An obvious one, perhaps – but a symbolic parallel with London’s voice on the national stage.
The profile of Ken or Boris has been repeatedly used as an argument for Greater Manchester’s own new elected mayor, due to be introduced next year. That’s the idea, anyway.
So far public support has been pretty thin on the ground up here, not least because the last government confused matters by making cities hold mayoral referenda – which in Manchester came back as a ‘no’.
But like it or not, Greater Manchester is getting one.
The big question is whether that position is able to carry the same kind of clout afforded by the cartoonish characters that have so far held the reins in our capital and others around the world.
All the signs are that Labour – or possibly a charismatic independent – will probably win here in 2017.

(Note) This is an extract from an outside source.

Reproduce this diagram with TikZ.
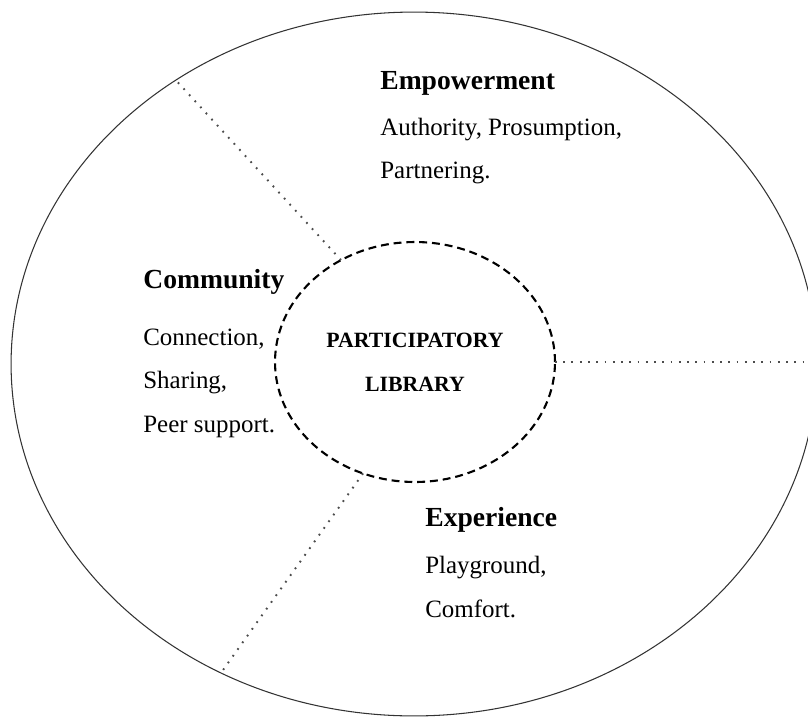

But while the party nationally focuses its attention on London’s upcoming mayoral race, little thought seems to be going into ours.
Yet this could be make or break for a project that Manchester’s Labour hierarchy is just as invested in as George Osborne.
If Labour get the wrong candidate, or suffers a painfully low turnout, our mayor could end up merely whispering as London’s city hall continues to roar.
Manchester council won’t thank me for saying this, but memories of being stuck, not moving, on the bus down Charing Cross Road as a student have been looming ever larger in my mind of late.
The kind of city centre traffic seen in Manchester at the moment is reminiscent of pre-congestion charge gridlock in the capital, as a perfect storm of roadworks conspire to bring commuters to a halt.
Those roadworks are only temporary, obviously.
But while the town hall is keen to get people out of their cars and onto the tram, it’s hard to escape the sense that as more flats go up, the streets are inevitably going to get more congested.
Indeed several big new multi-storey car parks are being planned as part of big forthcoming development schemes, including on Oxford Road.
So even when those roadworks die down, the streets are surely only going to get busier.